His family has planned a service in Washington, D.C. President Donald Trump and every former living president, along with other world leaders, have been invited to attend his larger funeral service next week in Chicago. But Thursday and Friday, the second day of Jackson’s public visitation, are for people who’d known Jackson only through his speeches or his marches.

People who’d learned to believe or to fight in part because of him. People, like Streeter, who’d gone onto YouTube in recent days and watched some of those moments over again. Streeter, who didn’t give her age but said she’s “in my 60s,” recently found herself watching Jackson’s 1988 convention speech. And then she watched it again.

“It brought tears to my eyes,” she said.

While she stood at the entrance of the chapel, those who passed by represented a cross section. There were those with canes and walkers, who came of age in Jackson’s time, and those who benefited from his legacy.
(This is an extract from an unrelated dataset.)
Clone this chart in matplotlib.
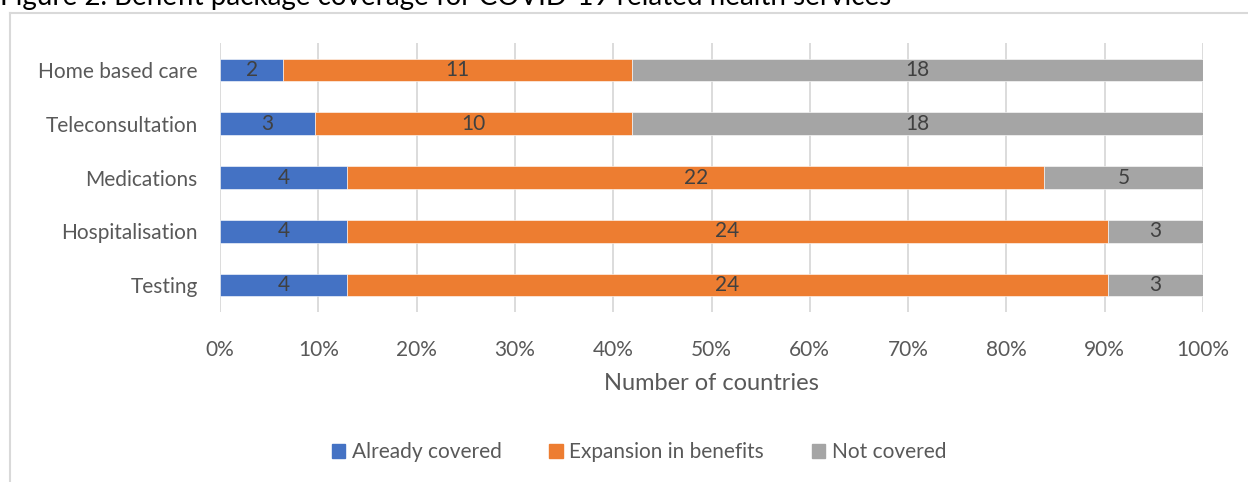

There were people who’d dressed up in ties and suits and formal dresses, and ones who came in far less fancy attire.

About 70 of them were high school students from Epic Academy, deep on the South Side off of East 83rd Street. Kyla Matthews, the school’s principal, led those students onto three buses and then into line, and after about an hour’s wait they’d made their way inside.

“It’s one thing to learn about him in the textbook,” Matthews said of Jackson. “It’s one thing to Google him. But to be in this moment with his family — his family and the rest of the city — I think it’s important for children to live in the moment.

“So that’s why we’re here today.”

While Matthews and her students made their way toward Jackson’s casket, his family waited nearby in a receiving line. His daughters, Santita and Jackie, greeted everyone with a hug. They couldn’t have known most of the people they embraced, but in a way most all of them had known their father. He’d made them feel something, and like they could be somebody.